Required task:
Copy nothing but the text: reproduce each line of the listing exactly and leave the pictures out.

Source data:
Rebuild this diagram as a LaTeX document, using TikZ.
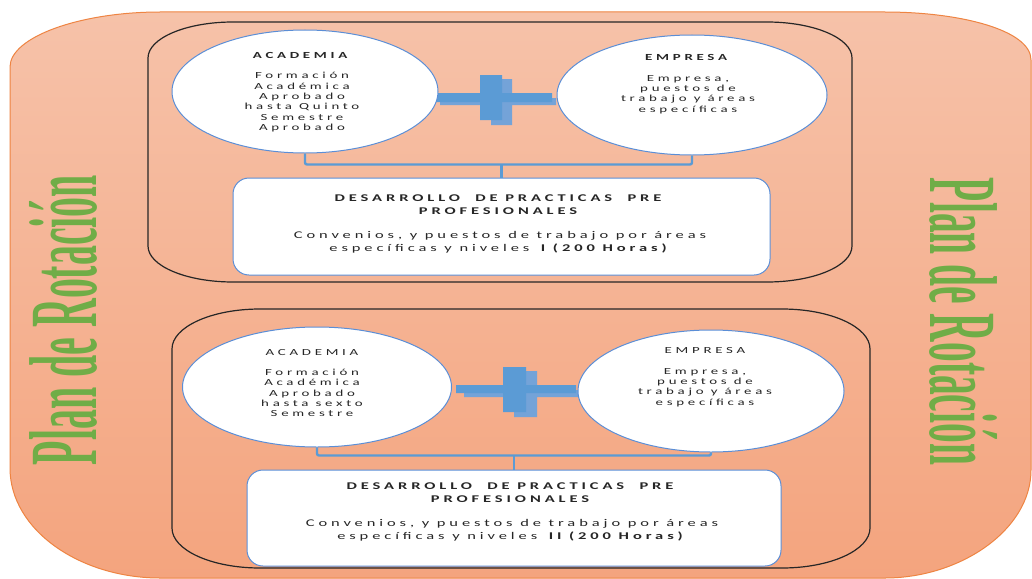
\documentclass[tikz,border=0pt]{standalone}
\usepackage{fontspec}
\usepackage{graphicx}
\usetikzlibrary{shapes.geometric}
\setmainfont{Carlito}
\newfontfamily\ellfont[FakeStretch=1.6, LetterSpace=40]{Carlito}
\newfontfamily\rectfont[FakeStretch=1.6, LetterSpace=38]{Carlito}
\newfontfamily\rotfont{Liberation Serif}
\definecolor{orTop}{HTML}{F6C2A9}
\definecolor{orBot}{HTML}{F4A47E}
\definecolor{orEdge}{HTML}{EE8442}
\definecolor{boxblue}{HTML}{5B8ED6}
\definecolor{brkblue}{HTML}{5B9BD5}
\definecolor{shblue}{HTML}{74A3D8}
\definecolor{plgreen}{HTML}{70AD47}
\definecolor{txtgray}{HTML}{262626}
\newcommand{\ellrect}[7][]{%
  \pgfmathsetmacro\erXa{#2+#6}\pgfmathsetmacro\erXb{#4-#6}%
  \pgfmathsetmacro\erYa{#3+#7}\pgfmathsetmacro\erYb{#5-#7}%
  \pgfmathsetmacro\erCx{0.552*#6}\pgfmathsetmacro\erCy{0.552*#7}%
  \path[#1] (\erXa,#3) -- (\erXb,#3) .. controls +(\erCx,0) and +(0,-\erCy) .. (#4,\erYa)
    -- (#4,\erYb) .. controls +(0,\erCy) and +(\erCx,0) .. (\erXb,#5)
    -- (\erXa,#5) .. controls +(-\erCx,0) and +(0,\erCy) .. (#2,\erYb)
    -- (#2,\erYa) .. controls +(0,-\erCy) and +(-\erCx,0) .. (\erXa,#3) -- cycle;}
\begin{document}
\begin{tikzpicture}[x=1pt,y=-1pt,
  ellip/.style={ellipse, draw=boxblue, fill=white, line width=1pt, inner sep=0pt},
  txt/.style={align=center, text=txtgray, inner sep=0pt, font=\ellfont\fontsize{9.3}{10.3}\selectfont},
  rtxt/.style={align=center, text=txtgray, inner sep=0pt, font=\rectfont\fontsize{10.3}{12.8}\selectfont},
  rectbox/.style={rectangle, rounded corners=16pt, draw=boxblue, fill=white, line width=1pt, inner sep=0pt},
  brk/.style={draw=brkblue, line width=2.4pt, rounded corners=2pt},
  frame/.style={draw=black!85, line width=1.2pt},
  plusmain/.style={fill=brkblue},
  plusshadow/.style={fill=shblue},
  rottext/.style={text=plgreen, inner sep=0pt, font=\rotfont\bfseries}]
\useasboundingbox (0,0) rectangle (1032,578);
\fill[white] (0,0) rectangle (1032,578);
% outer orange shape
\path[draw=orEdge, line width=1pt, top color=orTop, bottom color=orBot]
  (160,12) -- (885,12) .. controls (960,12) and (1031,30) .. (1031,60)
  -- (1031,470) .. controls (1031,530) and (960,578) .. (885,578)
  -- (160,578) .. controls (80,578) and (10,530) .. (10,468)
  -- (10,67) .. controls (10,37) and (80,12) .. (160,12) -- cycle;
% side titles
\node[rottext, rotate=90] (plL) at (63.5,320) {\resizebox{290pt}{67pt}{Plan de Rotación}};
\node[rottext, rotate=-90] (plR) at (963.5,321.5) {\resizebox{287pt}{67pt}{Plan de Rotación}};
% black frames
\ellrect[frame]{148}{22}{852}{282}{85}{36}
\ellrect[frame]{172}{309}{870}{568}{88}{40}
% plus signs (drawn under the ellipses)
\fill[plusshadow] (440,98) rectangle (556,105) (491,79) rectangle (512,125);
\fill[plusmain] (432,93) rectangle (552,102) (480,75) rectangle (502,120);
\fill[plusshadow] (464,390) rectangle (578,397) (514,371) rectangle (537,417);
\fill[plusmain] (456,385) rectangle (576,393) (503,367) rectangle (526,412);
% ---- top section ----
\node[ellip, minimum width=266pt, minimum height=123pt] (acad1) at (305,91.5) {};
\node[ellip, minimum width=270pt, minimum height=120pt] (emp1) at (692,95) {};
\node[rectbox, minimum width=537pt, minimum height=97pt] (rect1) at (501.5,226.5) {};
\draw[brk] (acad1.south) -- ++(0,11) -| (emp1.south);
\draw[brk] (rect1.north) -- (rect1.north |- 0,164);
\node[txt] (tacad1) at (302,92) {\textbf{ACADEMIA}\\[10.3pt]Formación\\Académica\\Aprobado\\hasta Quinto\\Semestre\\Aprobado};
\node[txt] (temp1) at (688,84) {\textbf{EMPRESA}\\[10.3pt]Empresa,\\puestos de\\trabajo y áreas\\específicas};
\node[rtxt] (trect1) at (500,224) {\textbf{DESARROLLO\ \ DE PRACTICAS\ \ PRE}\\\textbf{PROFESIONALES}\\[11pt]Convenios, y puestos de trabajo por áreas\\específicas y niveles \textbf{I (200 Horas)}};
% ---- bottom section ----
\node[ellip, minimum width=269pt, minimum height=120pt] (acad2) at (317,387) {};
\node[ellip, minimum width=266pt, minimum height=122pt] (emp2) at (711,391) {};
\node[rectbox, minimum width=534pt, minimum height=96pt] (rect2) at (514,518) {};
\draw[brk] (acad2.south) -- ++(0,8) -| (emp2.south);
\draw[brk] (rect2.north) -- (rect2.north |- 0,455);
\node[txt] (tacad2) at (312,383) {ACADEMIA\\[10.3pt]Formación\\Académica\\Aprobado\\hasta sexto\\Semestre};
\node[txt] (temp2) at (705,377) {EMPRESA\\[10.3pt]Empresa,\\puestos de\\trabajo y áreas\\específicas};
\node[rtxt] (trect2) at (512,512) {\textbf{DESARROLLO\ \ DE PRACTICAS\ \ PRE}\\\textbf{PROFESIONALES}\\[11pt]Convenios, y puestos de trabajo por áreas\\específicas y niveles \textbf{II (200 Horas)}};
\end{tikzpicture}
\end{document}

Answer to the task:
Rebuild this diagram as a LaTeX document, using TikZ.
\documentclass[tikz,border=0pt]{standalone}
\usepackage{fontspec}
\usepackage{graphicx}
\usetikzlibrary{shapes.geometric}
\setmainfont{Carlito}
\newfontfamily\ellfont[FakeStretch=1.6, LetterSpace=40]{Carlito}
\newfontfamily\rectfont[FakeStretch=1.6, LetterSpace=38]{Carlito}
\newfontfamily\rotfont{Liberation Serif}
\definecolor{orTop}{HTML}{F6C2A9}
\definecolor{orBot}{HTML}{F4A47E}
\definecolor{orEdge}{HTML}{EE8442}
\definecolor{boxblue}{HTML}{5B8ED6}
\definecolor{brkblue}{HTML}{5B9BD5}
\definecolor{shblue}{HTML}{74A3D8}
\definecolor{plgreen}{HTML}{70AD47}
\definecolor{txtgray}{HTML}{262626}
\newcommand{\ellrect}[7][]{%
  \pgfmathsetmacro\erXa{#2+#6}\pgfmathsetmacro\erXb{#4-#6}%
  \pgfmathsetmacro\erYa{#3+#7}\pgfmathsetmacro\erYb{#5-#7}%
  \pgfmathsetmacro\erCx{0.552*#6}\pgfmathsetmacro\erCy{0.552*#7}%
  \path[#1] (\erXa,#3) -- (\erXb,#3) .. controls +(\erCx,0) and +(0,-\erCy) .. (#4,\erYa)
    -- (#4,\erYb) .. controls +(0,\erCy) and +(\erCx,0) .. (\erXb,#5)
    -- (\erXa,#5) .. controls +(-\erCx,0) and +(0,\erCy) .. (#2,\erYb)
    -- (#2,\erYa) .. controls +(0,-\erCy) and +(-\erCx,0) .. (\erXa,#3) -- cycle;}
\begin{document}
\begin{tikzpicture}[x=1pt,y=-1pt,
  ellip/.style={ellipse, draw=boxblue, fill=white, line width=1pt, inner sep=0pt},
  txt/.style={align=center, text=txtgray, inner sep=0pt, font=\ellfont\fontsize{9.3}{10.3}\selectfont},
  rtxt/.style={align=center, text=txtgray, inner sep=0pt, font=\rectfont\fontsize{10.3}{12.8}\selectfont},
  rectbox/.style={rectangle, rounded corners=16pt, draw=boxblue, fill=white, line width=1pt, inner sep=0pt},
  brk/.style={draw=brkblue, line width=2.4pt, rounded corners=2pt},
  frame/.style={draw=black!85, line width=1.2pt},
  plusmain/.style={fill=brkblue},
  plusshadow/.style={fill=shblue},
  rottext/.style={text=plgreen, inner sep=0pt, font=\rotfont\bfseries}]
\useasboundingbox (0,0) rectangle (1032,578);
\fill[white] (0,0) rectangle (1032,578);
% outer orange shape
\path[draw=orEdge, line width=1pt, top color=orTop, bottom color=orBot]
  (160,12) -- (885,12) .. controls (960,12) and (1031,30) .. (1031,60)
  -- (1031,470) .. controls (1031,530) and (960,578) .. (885,578)
  -- (160,578) .. controls (80,578) and (10,530) .. (10,468)
  -- (10,67) .. controls (10,37) and (80,12) .. (160,12) -- cycle;
% side titles
\node[rottext, rotate=90] (plL) at (63.5,320) {\resizebox{290pt}{67pt}{Plan de Rotación}};
\node[rottext, rotate=-90] (plR) at (963.5,321.5) {\resizebox{287pt}{67pt}{Plan de Rotación}};
% black frames
\ellrect[frame]{148}{22}{852}{282}{85}{36}
\ellrect[frame]{172}{309}{870}{568}{88}{40}
% plus signs (drawn under the ellipses)
\fill[plusshadow] (440,98) rectangle (556,105) (491,79) rectangle (512,125);
\fill[plusmain] (432,93) rectangle (552,102) (480,75) rectangle (502,120);
\fill[plusshadow] (464,390) rectangle (578,397) (514,371) rectangle (537,417);
\fill[plusmain] (456,385) rectangle (576,393) (503,367) rectangle (526,412);
% ---- top section ----
\node[ellip, minimum width=266pt, minimum height=123pt] (acad1) at (305,91.5) {};
\node[ellip, minimum width=270pt, minimum height=120pt] (emp1) at (692,95) {};
\node[rectbox, minimum width=537pt, minimum height=97pt] (rect1) at (501.5,226.5) {};
\draw[brk] (acad1.south) -- ++(0,11) -| (emp1.south);
\draw[brk] (rect1.north) -- (rect1.north |- 0,164);
\node[txt] (tacad1) at (302,92) {\textbf{ACADEMIA}\\[10.3pt]Formación\\Académica\\Aprobado\\hasta Quinto\\Semestre\\Aprobado};
\node[txt] (temp1) at (688,84) {\textbf{EMPRESA}\\[10.3pt]Empresa,\\puestos de\\trabajo y áreas\\específicas};
\node[rtxt] (trect1) at (500,224) {\textbf{DESARROLLO\ \ DE PRACTICAS\ \ PRE}\\\textbf{PROFESIONALES}\\[11pt]Convenios, y puestos de trabajo por áreas\\específicas y niveles \textbf{I (200 Horas)}};
% ---- bottom section ----
\node[ellip, minimum width=269pt, minimum height=120pt] (acad2) at (317,387) {};
\node[ellip, minimum width=266pt, minimum height=122pt] (emp2) at (711,391) {};
\node[rectbox, minimum width=534pt, minimum height=96pt] (rect2) at (514,518) {};
\draw[brk] (acad2.south) -- ++(0,8) -| (emp2.south);
\draw[brk] (rect2.north) -- (rect2.north |- 0,455);
\node[txt] (tacad2) at (312,383) {ACADEMIA\\[10.3pt]Formación\\Académica\\Aprobado\\hasta sexto\\Semestre};
\node[txt] (temp2) at (705,377) {EMPRESA\\[10.3pt]Empresa,\\puestos de\\trabajo y áreas\\específicas};
\node[rtxt] (trect2) at (512,512) {\textbf{DESARROLLO\ \ DE PRACTICAS\ \ PRE}\\\textbf{PROFESIONALES}\\[11pt]Convenios, y puestos de trabajo por áreas\\específicas y niveles \textbf{II (200 Horas)}};
\end{tikzpicture}
\end{document}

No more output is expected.